Optimizing libvpx for Low-Latency WebRTC Streams

Real-time communication via WebRTC requires video encoders to operate with minimal delay while maintaining acceptable visual quality over unpredictable networks. This article explores the specific configuration settings, encoding modes, and architectural optimizations within the open-source libvpx library (governing the VP8 and VP9 codecs) that are tailored to minimize latency, prevent frame queuing, and handle network jitter in WebRTC streams.

Real-Time Rate Control and CBR

The most critical optimization for low-latency video is the rate control mode. In WebRTC, libvpx is configured to use Constant Bitrate (CBR) control (VPX_CBR). Unlike Variable Bitrate (VBR), which allows bitrate spikes during high-motion scenes, CBR strictly regulates the output bitrate. Bitrate spikes cause network congestion and packet loss, leading to buffering and high latency.

To enforce strict latency limits, libvpx utilizes specific buffer configuration parameters: * rc_buf_sz (Decoder Buffer Size): Set to a very low value (typically 1000 milliseconds or less) to define the maximum amount of video data the client can buffer. * rc_buf_initial_sz and rc_buf_optimal_sz: Configured to low thresholds (e.g., 300 to 500 milliseconds) to force the encoder to react instantly to network throughput drops by lowering quality rather than queuing data.

The cpu-used Speed Parameter

Encoding complexity directly affects latency. The cpu-used (or deadline) parameter controls the trade-off between compression efficiency and encoding speed. For real-time WebRTC applications, libvpx must be set to run in real-time mode (VPX_DL_REALTIME).

In this mode, the cpu-used parameter accepts values from 0 to 8 for VP9 (and higher for VP8). For WebRTC, this is typically set to 5 or higher (often 7 or 8 on mobile devices). Higher values instruct the encoder to bypass CPU-intensive compression algorithms, such as exhaustive motion search and complex intra-prediction, reducing the time it takes to encode a single frame to under 10–15 milliseconds.

Error Resiliency

In real-time networks, packet loss is inevitable. Standard video streaming relies on retransmissions, which introduce too much latency for live conversations. libvpx solves this through Error Resiliency Mode (g_error_resilient).
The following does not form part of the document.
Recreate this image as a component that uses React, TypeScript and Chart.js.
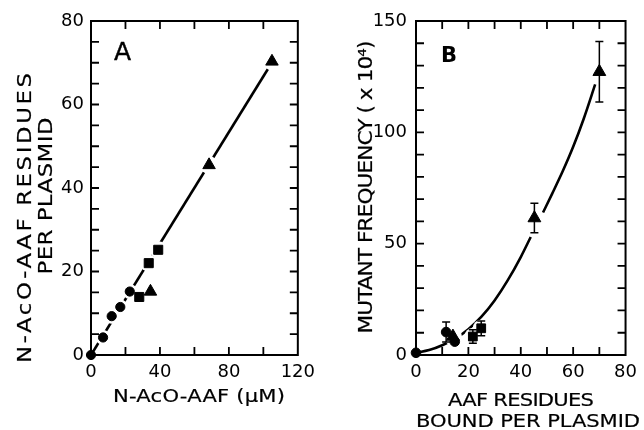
import React, { useEffect, useRef } from "react";
import { Chart, registerables } from "chart.js";
Chart.register(...registerables);

// ---------- Panel A data ----------
const A_CIRCLE_X = [0, 7, 12, 17, 22.5];
const A_CIRCLE_Y = [0, 4.2, 9.3, 11.5, 15.2];
const A_SQUARE_X = [28, 33.5, 39];
const A_SQUARE_Y = [13.9, 22, 25.2];
const A_TRIANGLE_X = [34.5, 68.5, 105];
const A_TRIANGLE_Y = [15.2, 45.5, 70.3];
const A_FIT_X = [0, 104];
const A_FIT_Y = [0, 69.4];
const A_X_TICKS = [0, 40, 80, 120];
const A_Y_TICKS = [0, 20, 40, 60, 80];
const A_X_MARKS = [20, 40, 60, 80, 100];
const A_Y_MARKS = [5, 10, 15, 20, 25, 30, 35, 40, 45, 50, 55, 60, 65, 70, 75];

// ---------- Panel B data ----------
const B_CIRCLE_X = [0, 11.5, 14.8];
const B_CIRCLE_Y = [1, 10.3, 6];
const B_CIRCLE_ERR = [0, 4.5, 0];
const B_SQUARE_X = [21.7, 24.9];
const B_SQUARE_Y = [8.3, 12];
const B_SQUARE_ERR = [3, 3.3];
const B_TRIANGLE_X = [14.1, 45.2, 70];
const B_TRIANGLE_Y = [8.3, 61.5, 127.2];
const B_TRIANGLE_ERR = [0, 6.6, 13.6];
const B_FIT_X = [0, 5, 10, 15, 20, 25, 30, 35, 40, 43.8, 46, 48.5, 52, 56, 60, 64, 68.4];
const B_FIT_Y = [1, 2.2, 4.4, 7.4, 11.6, 17.2, 24.5, 33.5, 44, 53, null, 64, 72.5, 82.5, 93.5, 106, 121.5];
const B_X_TICKS = [0, 20, 40, 60, 80];
const B_Y_TICKS = [0, 50, 100, 150];
const B_X_MARKS = [10, 20, 30, 40, 50, 60, 70];
const B_Y_MARKS = [10, 20, 30, 40, 50, 60, 70, 80, 90, 100, 110, 120, 130, 140];

const FONT = '"DejaVu Sans"';
const STRETCH = 1.14;

const zip = (xs: number[], ys: (number | null)[]) => xs.map((x, i) => ({ x, y: ys[i] }));
const noOrigin = (pts: { x: number; y: number | null }[]) => pts.filter((p) => p.x > 0);

type TextSpec = { text: string; x: number; y: number; width?: number; rotate?: boolean; font: string; stretch?: number; weight?: number };

function drawSpaced(ctx: CanvasRenderingContext2D, t: TextSpec) {
  ctx.save();
  ctx.font = t.font;
  ctx.fillStyle = "#000";
  ctx.strokeStyle = "#000";
  ctx.textBaseline = "alphabetic";
  ctx.textAlign = "left";
  (ctx as any).letterSpacing = "0px";
  const k = t.stretch ?? 1;
  const w0 = ctx.measureText(t.text).width;
  const n = Array.from(t.text).length;
  let sp = 0;
  if (t.width && n > 1) sp = (t.width - w0 * k) / (n - 1);
  const total = w0 * k + sp * (n - 1);
  (ctx as any).letterSpacing = sp / k + "px";
  ctx.translate(t.x, t.y);
  if (t.rotate) ctx.rotate(-Math.PI / 2);
  ctx.scale(k, 1);
  ctx.fillText(t.text, -total / 2 / k, 0);
  if (t.weight) {
    ctx.lineWidth = t.weight;
    ctx.strokeText(t.text, -total / 2 / k, 0);
  }
  ctx.restore();
}

const framePlugin = {
  id: "frame",
  afterDatasetsDraw(chart: any, _args: any, opts: any) {
    const { ctx, chartArea: a, scales } = chart;
    const L = 8;
    ctx.save();
    ctx.strokeStyle = "#000";
    ctx.lineWidth = 2;
    ctx.strokeRect(a.left, a.top, a.right - a.left, a.bottom - a.top);
    ctx.lineWidth = 1.8;
    ctx.beginPath();
    for (const v of opts.xMarks) {
      const p = scales.x.getPixelForValue(v);
      ctx.moveTo(p, a.bottom);
      ctx.lineTo(p, a.bottom - L);
      ctx.moveTo(p, a.top);
      ctx.lineTo(p, a.top + L);
    }
    for (const v of opts.yMarks) {
      const p = scales.y.getPixelForValue(v);
      ctx.moveTo(a.left, p);
      ctx.lineTo(a.left + L, p);
      ctx.moveTo(a.right, p);
      ctx.lineTo(a.right - L, p);
    }
    ctx.stroke();
    ctx.restore();
  },
};

const errorPlugin = {
  id: "errorBars",
  afterDatasetsDraw(chart: any) {
    const { ctx, scales } = chart;
    ctx.save();
    ctx.strokeStyle = "#000";
    ctx.lineWidth = 1.5;
    chart.data.datasets.forEach((ds: any) => {
      if (!ds.errorBars) return;
      ds.data.forEach((pt: any, i: number) => {
        const e = ds.errorBars[i];
        if (!e) return;
        const px = scales.x.getPixelForValue(pt.x);
        const top = scales.y.getPixelForValue(pt.y + e);
        const bot = scales.y.getPixelForValue(pt.y - e);
        ctx.beginPath();
        ctx.moveTo(px, top);
        ctx.lineTo(px, bot);
        ctx.moveTo(px - 4, top);
        ctx.lineTo(px + 4, top);
        ctx.moveTo(px - 4, bot);
        ctx.lineTo(px + 4, bot);
        ctx.stroke();
      });
    });
    ctx.restore();
  },
};

const textPlugin = {
  id: "texts",
  afterDraw(chart: any, _args: any, opts: any) {
    for (const t of opts.items as TextSpec[]) drawSpaced(chart.ctx, t);
  },
};

function markerSet(data: any[], style: string, radius: number, extra: any = {}) {
  return {
    data,
    pointStyle: style,
    pointRadius: radius,
    pointBackgroundColor: "#000",
    pointBorderColor: "#000",
    pointBorderWidth: 1,
    showLine: false,
    clip: false,
    order: 1,
    ...extra,
  };
}

function haloSet(data: any[], radius: number) {
  return {
    data,
    pointStyle: "circle",
    pointRadius: radius,
    pointBackgroundColor: "#fff",
    pointBorderWidth: 0,
    showLine: false,
    order: 2,
  };
}

function buildConfig(p: {
  datasets: any[];
  xMin: number; xMax: number; yMin: number; yMax: number;
  xTicks: number[]; yTicks: number[]; xMarks: number[]; yMarks: number[];
  yWidth: number; padRight: number; yPad: number; texts: TextSpec[];
}): any {
  const tickFont = { family: FONT, size: 18 };
  return {
    type: "scatter",
    data: { datasets: p.datasets },
    plugins: [framePlugin, errorPlugin, textPlugin],
    options: {
      responsive: false,
      animation: false,
      events: [],
      layout: { padding: { left: 0, right: p.padRight, top: 21, bottom: 0 } },
      plugins: {
        legend: { display: false },
        tooltip: { enabled: false },
        frame: { xMarks: p.xMarks, yMarks: p.yMarks },
        texts: { items: p.texts },
      },
      scales: {
        x: {
          type: "linear",
          min: p.xMin,
          max: p.xMax,
          afterBuildTicks: (s: any) => { s.ticks = p.xTicks.map((v) => ({ value: v })); },
          afterFit: (s: any) => { s.height = 75; },
          grid: { display: false, drawTicks: false },
          border: { display: false },
          ticks: { padding: 7, font: tickFont, color: "#000", maxRotation: 0, autoSkip: false, callback: (v: any) => String(v) },
        },
        y: {
          type: "linear",
          min: p.yMin,
          max: p.yMax,
          afterBuildTicks: (s: any) => { s.ticks = p.yTicks.map((v) => ({ value: v })); },
          afterFit: (s: any) => { s.width = p.yWidth; },
          grid: { display: false, drawTicks: false },
          border: { display: false },
          ticks: { padding: p.yPad, font: tickFont, color: "#000", autoSkip: false, callback: (v: any) => String(v) },
        },
      },
    },
  };
}

function configA() {
  const circles = zip(A_CIRCLE_X, A_CIRCLE_Y);
  const squares = zip(A_SQUARE_X, A_SQUARE_Y);
  const triangles = zip(A_TRIANGLE_X, A_TRIANGLE_Y);
  return buildConfig({
    datasets: [
      { data: zip(A_FIT_X, A_FIT_Y), showLine: true, pointRadius: 0, borderColor: "#000", borderWidth: 2.6, order: 3 },
      haloSet(noOrigin(circles), 7.5),
      haloSet(squares, 8.5),
      haloSet(triangles, 9),
      markerSet(circles, "circle", 4.6),
      markerSet(squares, "rect", 6.4),
      markerSet(triangles, "triangle", 7.2),
    ],
    xMin: 0, xMax: 120, yMin: 0, yMax: 80,
    xTicks: A_X_TICKS, yTicks: A_Y_TICKS, xMarks: A_X_MARKS, yMarks: A_Y_MARKS,
    yWidth: 91, padRight: 21, yPad: 7,
    texts: [
      { text: "N-AcO-AAF RESIDUES", x: 30.7, y: 218, width: 290, rotate: true, font: `20px ${FONT}`, stretch: STRETCH, weight: 0.2 },
      { text: "PER PLASMID", x: 51.7, y: 196, width: 157, rotate: true, font: `20px ${FONT}`, stretch: STRETCH, weight: 0.2 },
      { text: "N-AcO-AAF (μM)", x: 199, y: 402, width: 172, font: `18.5px ${FONT}`, stretch: STRETCH, weight: 0.2 },
      { text: "A", x: 122.5, y: 60, font: `25px ${FONT}`, weight: 0.4 },
    ],
  });
}

function configB() {
  const circles = zip(B_CIRCLE_X, B_CIRCLE_Y);
  const squares = zip(B_SQUARE_X, B_SQUARE_Y);
  const triangles = zip(B_TRIANGLE_X, B_TRIANGLE_Y);
  const OFF = 322;
  return buildConfig({
    datasets: [
      { data: zip(B_FIT_X, B_FIT_Y), showLine: true, pointRadius: 0, borderColor: "#000", borderWidth: 2.6, cubicInterpolationMode: "monotone", spanGaps: false, order: 3 },
      haloSet(noOrigin(circles), 7.5),
      haloSet(squares, 8.5),
      haloSet(triangles, 9),
      markerSet(circles, "circle", 4.8, { errorBars: B_CIRCLE_ERR }),
      markerSet(squares, "rect", 6.2, { errorBars: B_SQUARE_ERR }),
      markerSet(triangles, "triangle", 7.4, { errorBars: B_TRIANGLE_ERR }),
    ],
    xMin: 0, xMax: 80, yMin: 0, yMax: 150,
    xTicks: B_X_TICKS, yTicks: B_Y_TICKS, xMarks: B_X_MARKS, yMarks: B_Y_MARKS,
    yWidth: 416 - OFF, padRight: 322 - (627 - OFF), yPad: 9,
    texts: [
      { text: "MUTANT FREQUENCY ( x 10⁴)", x: 372 - OFF, y: 187, width: 293, rotate: true, font: `19px ${FONT}`, stretch: STRETCH, weight: 0.2 },
      { text: "AAF RESIDUES", x: 521 - OFF, y: 406, width: 146, font: `18.5px ${FONT}`, stretch: STRETCH, weight: 0.2 },
      { text: "BOUND PER PLASMID", x: 528 - OFF, y: 427, width: 224, font: `18.5px ${FONT}`, stretch: STRETCH, weight: 0.2 },
      { text: "B", x: 449 - OFF, y: 61.5, font: `bold 21px ${FONT}` },
    ],
  });
}

function Panel({ make, left }: { make: () => any; left: number }) {
  const ref = useRef<HTMLCanvasElement>(null);
  useEffect(() => {
    const chart = new Chart(ref.current as HTMLCanvasElement, make());
    return () => chart.destroy();
  }, []);
  return (
    <canvas
      ref={ref}
      width={322}
      height={430}
      style={{ position: "absolute", left, top: 0, width: 322, height: 430 }}
    />
  );
}

export default function App() {
  return (
    <div style={{ position: "fixed", left: 0, top: 0, width: 644, height: 430, background: "#fff", overflow: "hidden" }}>
      <Panel make={configA} left={0} />
      <Panel make={configB} left={322} />
    </div>
  );
}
When enabled, this mode restricts temporal dependencies. The encoder avoids referencing frames that might not have been received by the decoder. If a packet is lost, the decoder can quickly recover using subsequent frames without waiting for a keyframe (IDR) request, which would otherwise freeze the video and spike latency.

Temporal and Spatial Scalability (SVC)

VP9 within libvpx supports Scalable Video Coding (SVC). WebRTC leverages this to optimize multi-party video conferencing without adding transcoding latency at the server level. * Temporal Scalability: The encoder produces multiple frame layers at different frame rates (e.g., 7.5 fps, 15 fps, and 30 fps). If a receiver experiences packet loss, the server drops the high-rate enhancement layers without needing to re-encode the stream. * Spatial Scalability: The encoder processes multiple resolutions simultaneously. This allows the WebRTC pipeline to adapt dynamically to bandwidth fluctuations by sending lower-resolution layers to congested clients instantly.
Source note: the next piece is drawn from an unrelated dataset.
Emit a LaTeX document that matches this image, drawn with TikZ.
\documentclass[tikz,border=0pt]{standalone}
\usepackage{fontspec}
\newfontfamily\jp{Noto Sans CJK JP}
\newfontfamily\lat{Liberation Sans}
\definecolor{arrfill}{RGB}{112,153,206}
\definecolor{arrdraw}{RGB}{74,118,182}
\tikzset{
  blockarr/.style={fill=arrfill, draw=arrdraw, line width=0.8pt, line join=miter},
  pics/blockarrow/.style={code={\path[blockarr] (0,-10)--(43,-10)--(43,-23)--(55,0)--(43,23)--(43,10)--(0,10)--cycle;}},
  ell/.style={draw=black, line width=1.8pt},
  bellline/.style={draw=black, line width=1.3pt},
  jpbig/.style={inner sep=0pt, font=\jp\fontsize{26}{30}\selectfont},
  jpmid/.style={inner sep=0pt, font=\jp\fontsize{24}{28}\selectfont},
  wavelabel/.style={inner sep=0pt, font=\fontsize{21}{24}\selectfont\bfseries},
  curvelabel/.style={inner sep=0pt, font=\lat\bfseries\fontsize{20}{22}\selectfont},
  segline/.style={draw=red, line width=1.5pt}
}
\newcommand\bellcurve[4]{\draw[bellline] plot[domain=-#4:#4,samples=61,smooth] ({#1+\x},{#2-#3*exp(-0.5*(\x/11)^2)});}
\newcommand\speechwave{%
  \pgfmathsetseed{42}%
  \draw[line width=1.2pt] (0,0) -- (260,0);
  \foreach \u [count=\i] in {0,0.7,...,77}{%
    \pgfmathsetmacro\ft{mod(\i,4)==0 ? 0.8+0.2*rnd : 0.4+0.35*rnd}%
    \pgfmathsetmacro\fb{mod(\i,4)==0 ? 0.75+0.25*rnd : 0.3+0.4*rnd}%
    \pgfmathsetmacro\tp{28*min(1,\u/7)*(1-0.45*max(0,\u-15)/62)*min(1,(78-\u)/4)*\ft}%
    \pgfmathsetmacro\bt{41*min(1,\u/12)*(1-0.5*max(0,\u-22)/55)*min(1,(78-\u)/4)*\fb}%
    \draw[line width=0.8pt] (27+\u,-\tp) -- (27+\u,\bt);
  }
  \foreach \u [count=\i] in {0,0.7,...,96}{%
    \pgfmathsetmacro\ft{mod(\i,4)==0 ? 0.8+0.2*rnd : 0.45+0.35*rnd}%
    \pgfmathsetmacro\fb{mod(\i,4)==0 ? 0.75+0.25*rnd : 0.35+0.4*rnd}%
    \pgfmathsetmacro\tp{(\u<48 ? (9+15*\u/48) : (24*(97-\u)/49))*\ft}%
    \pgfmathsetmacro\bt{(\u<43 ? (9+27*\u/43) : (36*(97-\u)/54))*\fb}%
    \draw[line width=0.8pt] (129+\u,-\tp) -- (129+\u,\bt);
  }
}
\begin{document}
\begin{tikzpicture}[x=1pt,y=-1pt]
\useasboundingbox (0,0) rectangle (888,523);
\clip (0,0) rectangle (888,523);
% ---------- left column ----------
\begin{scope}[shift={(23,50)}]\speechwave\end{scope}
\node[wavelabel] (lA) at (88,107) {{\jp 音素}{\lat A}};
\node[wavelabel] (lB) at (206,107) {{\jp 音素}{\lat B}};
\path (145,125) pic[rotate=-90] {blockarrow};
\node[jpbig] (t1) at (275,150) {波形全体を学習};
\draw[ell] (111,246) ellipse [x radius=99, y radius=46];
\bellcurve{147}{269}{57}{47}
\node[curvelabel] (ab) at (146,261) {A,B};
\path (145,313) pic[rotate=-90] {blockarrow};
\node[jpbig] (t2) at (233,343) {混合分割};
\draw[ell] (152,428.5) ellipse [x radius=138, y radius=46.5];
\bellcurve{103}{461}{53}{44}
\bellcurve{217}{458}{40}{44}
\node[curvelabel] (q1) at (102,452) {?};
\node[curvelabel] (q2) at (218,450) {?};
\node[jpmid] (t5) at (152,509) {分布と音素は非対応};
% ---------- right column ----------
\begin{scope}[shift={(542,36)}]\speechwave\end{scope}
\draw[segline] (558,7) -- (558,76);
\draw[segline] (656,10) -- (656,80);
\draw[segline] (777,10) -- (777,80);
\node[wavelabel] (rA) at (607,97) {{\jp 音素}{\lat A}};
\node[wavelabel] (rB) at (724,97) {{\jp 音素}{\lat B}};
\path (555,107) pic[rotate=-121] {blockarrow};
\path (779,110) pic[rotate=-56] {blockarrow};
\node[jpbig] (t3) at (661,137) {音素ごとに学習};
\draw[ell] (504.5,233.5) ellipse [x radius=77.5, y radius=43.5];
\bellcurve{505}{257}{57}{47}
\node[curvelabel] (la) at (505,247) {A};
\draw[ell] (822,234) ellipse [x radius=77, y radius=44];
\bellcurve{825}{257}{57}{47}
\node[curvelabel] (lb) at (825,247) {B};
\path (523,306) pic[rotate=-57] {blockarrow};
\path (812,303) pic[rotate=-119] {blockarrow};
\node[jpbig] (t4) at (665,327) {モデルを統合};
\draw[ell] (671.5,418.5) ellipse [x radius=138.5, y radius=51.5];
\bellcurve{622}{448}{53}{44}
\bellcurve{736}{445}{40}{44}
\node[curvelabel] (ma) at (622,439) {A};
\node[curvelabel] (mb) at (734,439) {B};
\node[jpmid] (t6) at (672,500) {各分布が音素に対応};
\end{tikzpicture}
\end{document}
Parallel Processing and Tiling

To minimize the time required to encode each individual frame, libvpx utilizes parallel processing optimizations: * Token Partitioning (VP8): Allows the entropy testing and encoding phases of a frame to be split into multiple parallel threads. * Tile Columns (VP9): VP9 allows frames to be split into vertical columns (tiles) that can be encoded and decoded independently. Setting tile-columns (e.g., to 1 or 2, depending on resolution) enables multi-threaded encoding, significantly reducing frame processing latency on multi-core CPUs.

Screen Content Tools

WebRTC is frequently used for screen sharing. Standard video encoders struggle with sharp text and static backgrounds, resulting in blurry details or high latency during transitions. libvpx contains a specific optimization mode for this, triggered by setting tune=screen or passing the screen content flag. This optimization disables sub-pixel motion search and uses specialized intra-predictors to compress static, high-contrast text quickly and efficiently, maintaining high readability at low latencies.